Ao chegar na cozinha, uma cena estranha. Perto das minha botas os meus estavam debruçados com um volume nas mãos. Havia pouca luz, mas ainda assim consegui ver pelo brilho das brasas nas toras ao lume que era uma camionete volskwagem, mesmo sem poder ver nitidamente pois estava escuro e não poderia ver as cores dela eu sabia que era verde e branca, a mesma que eu tinha visto no soto por alguns dias e que também sumiu como os outros presentes. Ao olhar o presente ali na mão deles entendi finalmente a frase que a Tia Variza me tinha dito dias antes: - Luis, o teu menino Jesus já passou aqui para comprar o teu presente.
Voltei para a cama sem que me vissem. No dia seguinte acordei muito mais tarde já era perto da hora do almoço. Não estava feliz e minha boca estava seca e com um gosto ruim. Cheguei calado na cozinha. Ao ver o brinquedo que o menino Jesus me deu, não fiz a mesma festa com que sempre o recebia ninguém entendeu ou percebeu o que aconteceu, nem o desinteresse com o novo presente. Mas, minha mãe imediatamente viu que algo mudara dentro de mim. As mães sempre sabem dessas coisas que ficam espelhadas na cara dos filhos. Felizmente só elas as percebem e entendem.
Finalmente eu sabia que não era o menino Jesus que vinha trazer os brinquedos. Nunca mais o Natal teve o mesmo significado.
Passaram-se os anos. Tenho dois filhos, que agora estão com 16 e 14 anos.
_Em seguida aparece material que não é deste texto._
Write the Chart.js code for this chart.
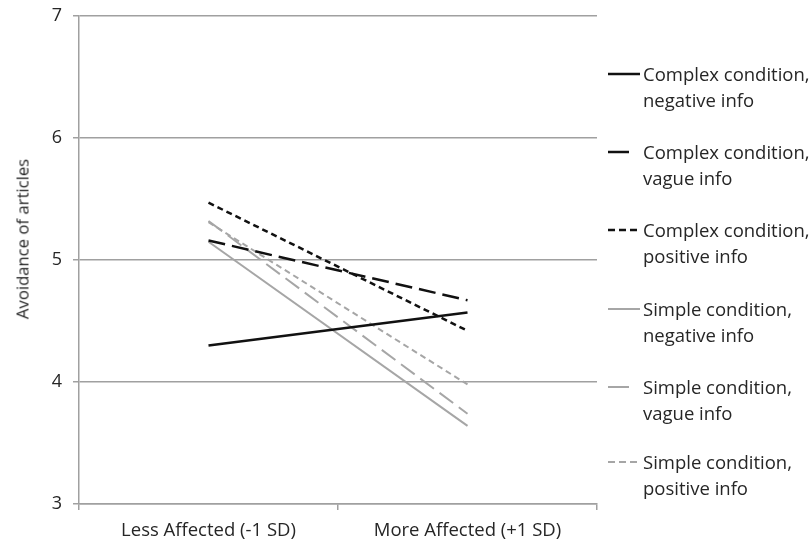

Enquanto cresciam e durante os primeiros Natais, pude entender e ver na expressão deles, a mesma magia que o Natal tinha para mim quando criança. Finalmente entendi que mesmo sem o menino Jesus ou Papai Noel, o Natal, tem um sentido muito especial. E que esta magia e simbologia devem ser mantidas e preservadas no coração de nossos filhos. Afinal é na inocência das crianças que o mundo mantém a sua mais pura e intima forma de felicidade e beleza.